> [Provided material]
====================
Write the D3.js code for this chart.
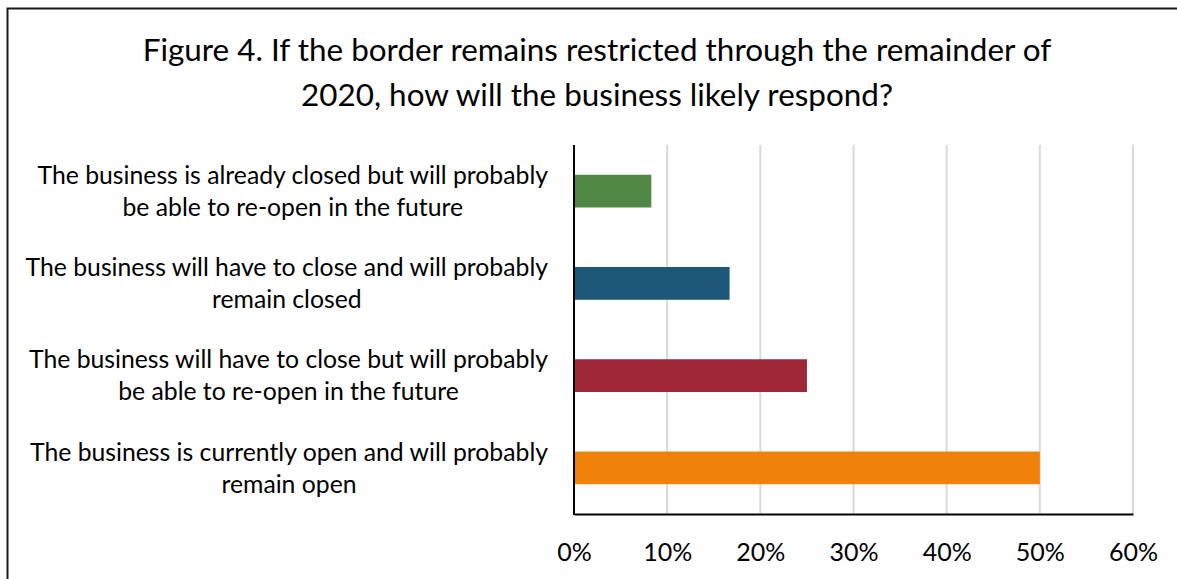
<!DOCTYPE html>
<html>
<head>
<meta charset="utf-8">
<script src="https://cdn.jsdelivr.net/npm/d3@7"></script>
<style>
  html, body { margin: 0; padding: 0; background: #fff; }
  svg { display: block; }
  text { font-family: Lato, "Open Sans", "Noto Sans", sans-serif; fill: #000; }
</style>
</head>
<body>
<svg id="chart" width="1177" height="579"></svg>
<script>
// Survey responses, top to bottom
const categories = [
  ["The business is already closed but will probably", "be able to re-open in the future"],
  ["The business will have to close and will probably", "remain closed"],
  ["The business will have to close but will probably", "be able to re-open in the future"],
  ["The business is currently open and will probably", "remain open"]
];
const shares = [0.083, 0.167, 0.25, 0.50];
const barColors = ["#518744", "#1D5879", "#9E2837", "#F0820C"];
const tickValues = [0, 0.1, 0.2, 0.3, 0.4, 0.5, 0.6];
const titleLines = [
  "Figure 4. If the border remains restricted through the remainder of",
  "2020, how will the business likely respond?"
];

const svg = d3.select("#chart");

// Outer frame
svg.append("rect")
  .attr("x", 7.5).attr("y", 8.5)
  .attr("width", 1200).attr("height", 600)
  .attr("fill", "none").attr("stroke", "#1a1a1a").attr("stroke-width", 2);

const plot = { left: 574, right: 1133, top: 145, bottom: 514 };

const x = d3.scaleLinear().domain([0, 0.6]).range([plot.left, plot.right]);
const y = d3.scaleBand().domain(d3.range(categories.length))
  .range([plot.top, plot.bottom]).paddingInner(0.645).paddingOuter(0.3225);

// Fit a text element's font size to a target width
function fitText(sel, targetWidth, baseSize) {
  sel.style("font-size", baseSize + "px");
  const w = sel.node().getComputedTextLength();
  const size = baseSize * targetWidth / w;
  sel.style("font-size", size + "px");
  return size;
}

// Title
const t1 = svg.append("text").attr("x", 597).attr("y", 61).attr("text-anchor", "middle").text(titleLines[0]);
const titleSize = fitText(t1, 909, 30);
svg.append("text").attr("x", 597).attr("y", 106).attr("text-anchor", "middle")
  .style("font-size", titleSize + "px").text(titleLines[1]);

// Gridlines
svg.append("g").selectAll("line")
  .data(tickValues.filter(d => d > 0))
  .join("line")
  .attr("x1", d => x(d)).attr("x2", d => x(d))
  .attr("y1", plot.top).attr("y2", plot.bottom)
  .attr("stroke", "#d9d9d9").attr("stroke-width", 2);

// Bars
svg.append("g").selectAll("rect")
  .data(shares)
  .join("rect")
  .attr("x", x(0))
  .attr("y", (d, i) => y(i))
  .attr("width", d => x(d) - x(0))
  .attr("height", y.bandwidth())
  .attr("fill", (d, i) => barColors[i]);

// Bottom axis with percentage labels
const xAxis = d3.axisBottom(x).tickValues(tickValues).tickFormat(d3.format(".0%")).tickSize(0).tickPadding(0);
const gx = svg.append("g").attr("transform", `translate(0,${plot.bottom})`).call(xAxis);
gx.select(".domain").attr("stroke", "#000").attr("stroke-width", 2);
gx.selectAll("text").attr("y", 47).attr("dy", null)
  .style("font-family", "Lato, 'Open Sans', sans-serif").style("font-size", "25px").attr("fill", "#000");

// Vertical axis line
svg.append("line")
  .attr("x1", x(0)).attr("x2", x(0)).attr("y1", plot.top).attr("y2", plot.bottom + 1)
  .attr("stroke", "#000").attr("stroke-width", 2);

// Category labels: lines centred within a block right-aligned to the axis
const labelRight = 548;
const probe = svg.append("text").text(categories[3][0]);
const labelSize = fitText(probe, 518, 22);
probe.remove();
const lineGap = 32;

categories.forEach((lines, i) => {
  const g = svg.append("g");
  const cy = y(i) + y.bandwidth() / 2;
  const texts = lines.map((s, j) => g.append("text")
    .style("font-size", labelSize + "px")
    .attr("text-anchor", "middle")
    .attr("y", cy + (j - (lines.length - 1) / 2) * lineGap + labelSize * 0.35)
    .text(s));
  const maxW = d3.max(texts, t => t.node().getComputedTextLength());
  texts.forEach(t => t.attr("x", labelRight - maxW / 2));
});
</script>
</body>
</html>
====================
> [Problem description] Write out the whole listing again, exactly, with no pictures.

> [Answer in full]
Write the D3.js code for this chart.
<!DOCTYPE html>
<html>
<head>
<meta charset="utf-8">
<script src="https://cdn.jsdelivr.net/npm/d3@7"></script>
<style>
  html, body { margin: 0; padding: 0; background: #fff; }
  svg { display: block; }
  text { font-family: Lato, "Open Sans", "Noto Sans", sans-serif; fill: #000; }
</style>
</head>
<body>
<svg id="chart" width="1177" height="579"></svg>
<script>
// Survey responses, top to bottom
const categories = [
  ["The business is already closed but will probably", "be able to re-open in the future"],
  ["The business will have to close and will probably", "remain closed"],
  ["The business will have to close but will probably", "be able to re-open in the future"],
  ["The business is currently open and will probably", "remain open"]
];
const shares = [0.083, 0.167, 0.25, 0.50];
const barColors = ["#518744", "#1D5879", "#9E2837", "#F0820C"];
const tickValues = [0, 0.1, 0.2, 0.3, 0.4, 0.5, 0.6];
const titleLines = [
  "Figure 4. If the border remains restricted through the remainder of",
  "2020, how will the business likely respond?"
];

const svg = d3.select("#chart");

// Outer frame
svg.append("rect")
  .attr("x", 7.5).attr("y", 8.5)
  .attr("width", 1200).attr("height", 600)
  .attr("fill", "none").attr("stroke", "#1a1a1a").attr("stroke-width", 2);

const plot = { left: 574, right: 1133, top: 145, bottom: 514 };

const x = d3.scaleLinear().domain([0, 0.6]).range([plot.left, plot.right]);
const y = d3.scaleBand().domain(d3.range(categories.length))
  .range([plot.top, plot.bottom]).paddingInner(0.645).paddingOuter(0.3225);

// Fit a text element's font size to a target width
function fitText(sel, targetWidth, baseSize) {
  sel.style("font-size", baseSize + "px");
  const w = sel.node().getComputedTextLength();
  const size = baseSize * targetWidth / w;
  sel.style("font-size", size + "px");
  return size;
}

// Title
const t1 = svg.append("text").attr("x", 597).attr("y", 61).attr("text-anchor", "middle").text(titleLines[0]);
const titleSize = fitText(t1, 909, 30);
svg.append("text").attr("x", 597).attr("y", 106).attr("text-anchor", "middle")
  .style("font-size", titleSize + "px").text(titleLines[1]);

// Gridlines
svg.append("g").selectAll("line")
  .data(tickValues.filter(d => d > 0))
  .join("line")
  .attr("x1", d => x(d)).attr("x2", d => x(d))
  .attr("y1", plot.top).attr("y2", plot.bottom)
  .attr("stroke", "#d9d9d9").attr("stroke-width", 2);

// Bars
svg.append("g").selectAll("rect")
  .data(shares)
  .join("rect")
  .attr("x", x(0))
  .attr("y", (d, i) => y(i))
  .attr("width", d => x(d) - x(0))
  .attr("height", y.bandwidth())
  .attr("fill", (d, i) => barColors[i]);

// Bottom axis with percentage labels
const xAxis = d3.axisBottom(x).tickValues(tickValues).tickFormat(d3.format(".0%")).tickSize(0).tickPadding(0);
const gx = svg.append("g").attr("transform", `translate(0,${plot.bottom})`).call(xAxis);
gx.select(".domain").attr("stroke", "#000").attr("stroke-width", 2);
gx.selectAll("text").attr("y", 47).attr("dy", null)
  .style("font-family", "Lato, 'Open Sans', sans-serif").style("font-size", "25px").attr("fill", "#000");

// Vertical axis line
svg.append("line")
  .attr("x1", x(0)).attr("x2", x(0)).attr("y1", plot.top).attr("y2", plot.bottom + 1)
  .attr("stroke", "#000").attr("stroke-width", 2);

// Category labels: lines centred within a block right-aligned to the axis
const labelRight = 548;
const probe = svg.append("text").text(categories[3][0]);
const labelSize = fitText(probe, 518, 22);
probe.remove();
const lineGap = 32;

categories.forEach((lines, i) => {
  const g = svg.append("g");
  const cy = y(i) + y.bandwidth() / 2;
  const texts = lines.map((s, j) => g.append("text")
    .style("font-size", labelSize + "px")
    .attr("text-anchor", "middle")
    .attr("y", cy + (j - (lines.length - 1) / 2) * lineGap + labelSize * 0.35)
    .text(s));
  const maxW = d3.max(texts, t => t.node().getComputedTextLength());
  texts.forEach(t => t.attr("x", labelRight - maxW / 2));
});
</script>
</body>
</html>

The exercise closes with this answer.